In this case the JSON contains streaming formats but they only contain encrypted media links ("signature cipher"). The extractor needs the player_url to resolve these; that URL in turn is only available from the webpage that could not be downloaded. The code recognises this and skips those formats. If it didn't you would also get warning messages like this:

WARNING: [youtube] 71WCJh7WKrM: Signature extraction failed: Some formats may be missing

Would that be better? We now have the only_once parameter for warnings so the output needn't be spammed as it might have been when the signature processing was implemented.

mk-pmb commented 7 months ago

Well, https://github.com/ytdl-org/youtube-dl/issues/23638 applies.

Yeah I read that, and am rather confident that the issue is redundantly not worth reporting, especially due to lack of reproducible console access.
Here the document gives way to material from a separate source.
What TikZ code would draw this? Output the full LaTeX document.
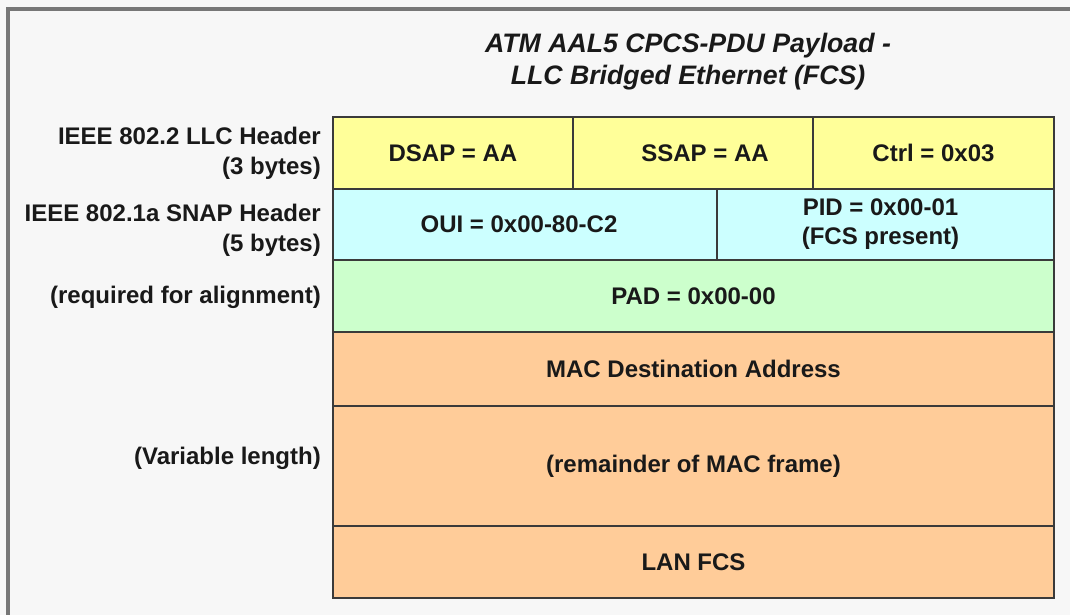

Which means we probably have a case where my original feature request is useful.

Would that be better?

Probably not. "Some formats may be missing" to me sounds like "YouTube doesn't like you(r proxy)", for which my default route of action would be to use the next proxy in my list. Thus, my use is actually twofold:

  1. Avoid the effort for manually re-running verbosely and reporting;
  2. Make it easier to guess from the final error whether I should try the next proxy. I already have a wrapper that communicates the final error message to my download manager, and have tried to use full log capture to also get previous 429 messages, but it's messy and has side effects. Having the indication in the fatal error would make it much easier.
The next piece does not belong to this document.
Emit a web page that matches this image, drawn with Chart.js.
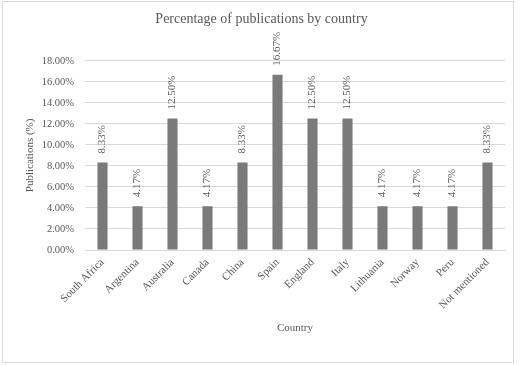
<!DOCTYPE html>
<html>
<head>
<meta charset="utf-8">
<script src="https://cdn.jsdelivr.net/npm/chart.js@4.4.0/dist/chart.umd.min.js"></script>
<style>
  html, body { margin: 0; padding: 0; background: #fff; }
  #wrap { width: 520px; height: 366px; position: relative; }
</style>
</head>
<body>
<div id="wrap"><canvas id="myChart" width="520" height="366"></canvas></div>
<script>
const countries = ["South Africa", "Argentina", "Australia", "Canada", "China", "Spain",
    "England", "Italy", "Lithuania", "Norway", "Peru", "Not mentioned"]
const percentages = [8.33, 4.17, 12.50, 4.17, 8.33, 16.67, 12.50, 12.50, 4.17, 4.17, 4.17, 8.33]
const yMin = 0
const yMax = 18
const yStep = 2

const ctx = document.getElementById('myChart');
const textGrey = "#595959"
const serif = "'Liberation Serif', 'Times New Roman', serif"

// labels above the bars, turned on their side
const barLabels = {
    id: 'barLabels',
    afterDatasetsDraw(chart) {
        const c = chart.ctx
        const meta = chart.getDatasetMeta(0)
        c.save()
        c.fillStyle = textGrey
        c.font = "11px " + serif
        c.textAlign = "left"
        c.textBaseline = "middle"
        meta.data.forEach((bar, i) => {
            c.save()
            c.translate(bar.x, bar.y - 9)
            c.rotate(-Math.PI / 2)
            c.fillText(percentages[i].toFixed(2) + "%", 0, 0)
            c.restore()
        })
        c.restore()
    }
}

const frame = {
    id: 'frame',
    afterDraw(chart) {
        const c = chart.ctx
        c.save()
        c.strokeStyle = "#d9d9d9"
        c.lineWidth = 1
        c.strokeRect(2.5, 1.5, 511, 361)
        c.restore()
    }
}

new Chart(ctx, {
    type: 'bar',
    data: {
        labels: countries,
        datasets: [{
            label: 'Publications (%)',
            data: percentages,
            backgroundColor: "#7a7a7a",
            barPercentage: 0.9,
            categoryPercentage: 0.32
        }]
    },
    plugins: [barLabels, frame],
    options: {
        responsive: false,
        animation: false,
        layout: { padding: { left: 18, right: 15, top: 0, bottom: 24 } },
        plugins: {
            legend: { display: false },
            tooltip: { enabled: false },
            title: {
                display: true,
                text: "Percentage of publications by country",
                color: textGrey,
                font: { family: serif, size: 14, weight: 'normal' },
                padding: { top: 11, bottom: 33 }
            }
        },
        scales: {
            x: {
                afterFit(scale) { scale.height = 92 },
                grid: { display: false, drawTicks: false },
                border: { color: "#d9d9d9" },
                ticks: {
                    color: textGrey,
                    font: { family: serif, size: 11 },
                    maxRotation: 45,
                    minRotation: 45,
                    padding: 6,
                    autoSkip: false
                },
                title: {
                    display: true,
                    text: "Country",
                    color: textGrey,
                    font: { family: serif, size: 11 },
                    padding: { top: 0, bottom: 7 }
                }
            },
            y: {
                min: yMin,
                max: yMax,
                afterFit(scale) { scale.width = 67 },
                grid: { color: "#d9d9d9", drawTicks: false },
                border: { display: false },
                ticks: {
                    stepSize: yStep,
                    color: textGrey,
                    font: { family: serif, size: 10.5 },
                    padding: 11,
                    callback: v => v.toFixed(2) + "%"
                },
                title: {
                    display: true,
                    text: "Publications (%)",
                    color: textGrey,
                    font: { family: serif, size: 11 },
                    padding: { top: 6, bottom: 0 }
                }
            }
        }
    }
});
</script>
</body>
</html>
Update 2024-05-15: I investigated how I might be able to monkey-patch a flag into it. It seems there are three separate report_warning functions, with the one in youtube_dl/YoutubeDL.py being the relevant one. (The one in extractors seems to delegate to the downloader, and the one in the downloader seems to delegate to the main file.) Was a good opportunity to refactor it.

Based on the message, the 429 error in my verbose log must be from _request_webpage in extractor/common.py (called without errnote, thus equivalent to errnote=None), which repackages errors caught from self._downloader.urlopen. The latter is a hot candidate for what to monkey-decorate. Another approach would be to configure my own logger and match based on strings.